Ship it to our warehouse in the U.S, U.K, and China. We would take care and take full responsibility of the product, once it gets to our warehouse. We have processes and procedures to know exactly who that product belongs to? Where in Africa is it going to? When? Our very strong partner is DHL, where our customer can track it. We also have other shipping means to get products to customers. Also, the customer service, the language barrier in Africa. Don’t worry, we would take care of that. When the customers have any issue they dial our local number. We have people who speak local languages, so that is how we have gotten the retailers to take care of it.

What made you to expand in that way and your biggest challenges in that business?

MarketplaceAfrica.com is what I call the return ticket, we have always been known to bring items from overseas to Africa, now bringing items out of Africa and bringing them into the Europe, and U.S. It is our way of giving back to the continent and I will pretty much step in, and put in much for Africa. Its our time to shine in a platform. To say look, we are Africans, we will make sure we show the world what we have to offer. It is on the space for everybody to see, and if you have any doubt, everything is shipped with a tracking number, so don’t think you’re going to get scammed. We are here to stay, and we want to prove ourselves to the world. We have a lot of good and we just want to show you. Its all about creating a platform for showcasing African artisans, African products and our way of giving back and getting people around the world to see how amazing, our products, designers are from clothes, to Jewelries, handbags, shoes.

What’s the next step for marketplace Africa?

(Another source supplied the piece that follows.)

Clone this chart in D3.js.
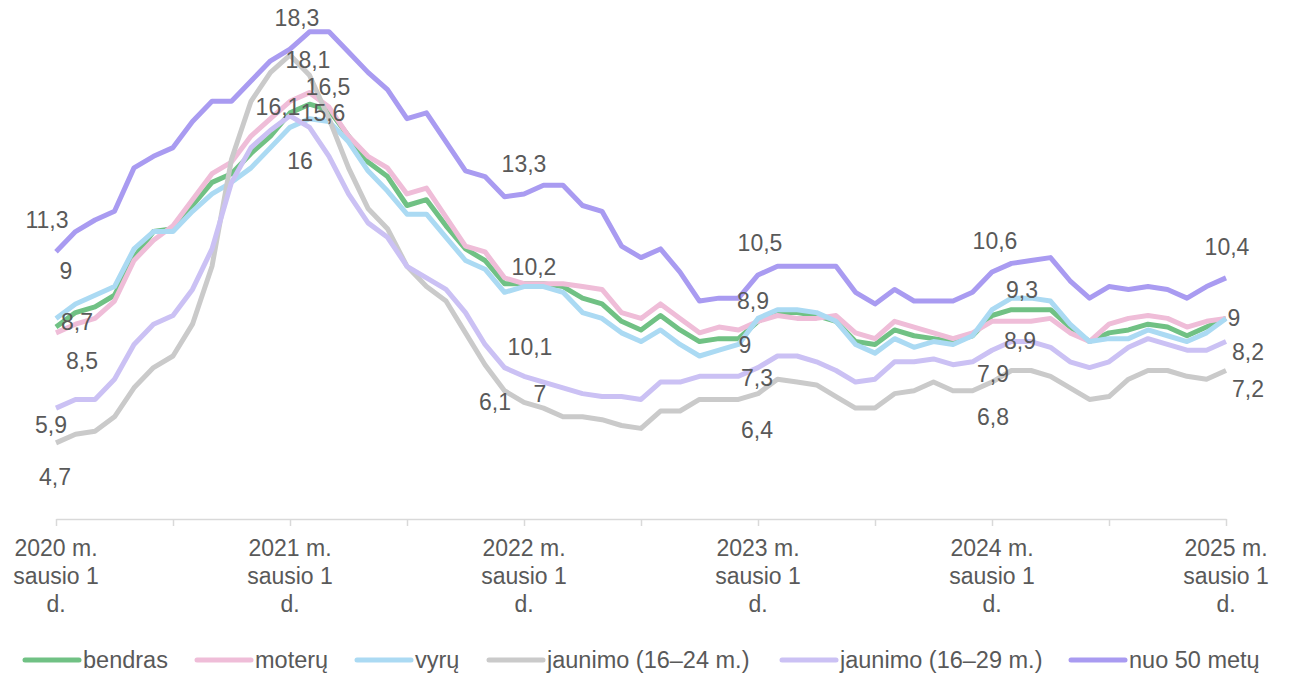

We are on a journey to expand through out Africa; we are not there yet, we would get there slowly, but we are doing it the right way and making it happen. Market place Africa is truly the next place to expand throughout the continent. Get people who make amazing products, get them up to a place where they can shine on our platform.
It.s a long journey, but at some point we would be showcasing the entire continent. Same with Mall for Africa, we want to dominate the entire continent.